Durante este século, o impacto da mudança climática pode desacelerar o crescimento econômico, tornar mais difícil reduzir a pobreza, corroer a segurança alimentar e criar novas armadilhas para os mais carentes, particularmente em áreas urbanas e nos locais onde há mais fome. As previsões são do economista indiano Rajendra Kumar Pachauri, 74 anos, presidente do Painel Intergovernamental sobre Mudança do Clima (IPCC, em inglês) e um dos cientistas mundiais mais importantes sobre o tema
Daniela Chiaretti – Valor
“É bem provável que a duração, a frequência e a intensidade das ondas de calor irão aumentar. Em alguns cenários, o dia mais quente em 20 anos será o dia mais quente em 2 anos, na maioria das regiões. É provável que a frequência de chuvas pesadas ou a proporção de chuvas fortes no total das precipitações irá aumentar em muitas áreas da Terra”, seguiu Pachauri.
Segundo ele, todos os aspectos da segurança alimentar serão afetados pela mudança do clima: acesso à comida, consumo e estabilidade de preços. “Os impactos irão acontecer em um contexto de demanda crescente”, continuou o economista e engenheiro industrial. Culturas de milho, trigo e arroz sofrerão muitos impactos se não houver adaptação, advertiu.
A redistribuição dos estoques de peixes, com oceanos mais quentes, coloca em risco pesca, lucros e empregos, continuou. “Mas se a adaptação for bem feita, as perdas no PIB podem ser muito menores. É preciso integrar governo, empresas e sociedade nesse esforço urgente. E aumentar muito o fornecimento de energias renováveis”, recomendou.
“Aspectos da mudança do clima irão persistir por muitos anos, mesmo se as emissões de CO2 pararem”, continuou Pachauri, em visita a Lima para um seminário preparatório à conferência do clima que vai acontecer em dezembro, no Peru. Depois do evento, ele se encontrou com o presidente peruano, Ollanta Humala.
Ele mostrou preocupação com os cenários nas Américas Central e do Sul. “Sete de nove bacias hidrográficas no Peru provavelmente já cruzaram um limiar crítico, exibindo uma descarga menor, durante a estação seca, na cordilheira Branca do Peru”, disse. Experiências de adaptação no Peru procuram diversificar culturas (até para resistir às pragas) e preservar ecossistemas andinos para conservar as nascentes dos rios.

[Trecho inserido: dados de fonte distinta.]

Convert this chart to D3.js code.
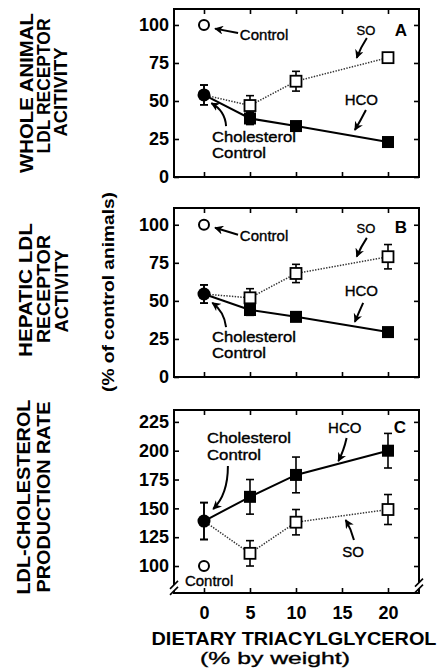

“Nas Américas Central e do Sul a variabilidade climática e os eventos extremos estão afetando grandes setores da população e os mais carentes e vulneráveis sofrem mais”, prosseguiu. “Regiões que tinham um inverno de três meses, como Buenos Aires, hoje só têm alguns dias frios”, disse.
Ele lembrou que a temperatura subiu no sudeste dos Andes peruanos entre 1964 e 2006. Na Amazônia ocidental peruana, as chuvas diminuíram entre 1964 e 2003. Há uma rápida retração das geleiras na Venezuela, Colômbia, Equador, Peru e Bolívia.
Globalmente, os crescimentos econômico e populacional continuam sendo os mais importantes vetores do aumento das emissões de CO2 pela queima de combustíveis fósseis, disse Pachauri, que preside o IPCC, o braço científico das Nações Unidas, há 12 anos.
A responsabilidade humana no aquecimento global é de 95%, lembrou. De 1900 para cá, os oceanos aqueceram e seu nível subiu, a quantidade de neve e gelo diminuiu e a concentração de gases-estufa cresceu. “Desde 1950, muitas das mudanças são sem precedentes em décadas e até em milênios.”
O IPCC lançou seu 5º Relatório sobre mudança climática em três partes. A primeira, sobre ciência do clima, divulgada há um ano, reuniu 259 autores de 39 países e recebeu 54.677 comentários. A segunda, lançada em março, em Yokohama, foi sobre adaptação, reuniu 309 autores de 70 países e teve 50.444 comentários. A última, sobre mitigação, em abril, em Berlim, reuniu o trabalho de 235 autores de 57 países e recebeu 38.315 comentários.
O esforço do IPCC em entender a mudança do clima terá seu último capítulo, desta edição, em 2 de novembro, em Copenhague, quando será divulgado o resumo da série, um relatório-síntese, integrando os principais pontos dos outros três. Terá cem páginas e foi coordenado pelo próprio Pachauri.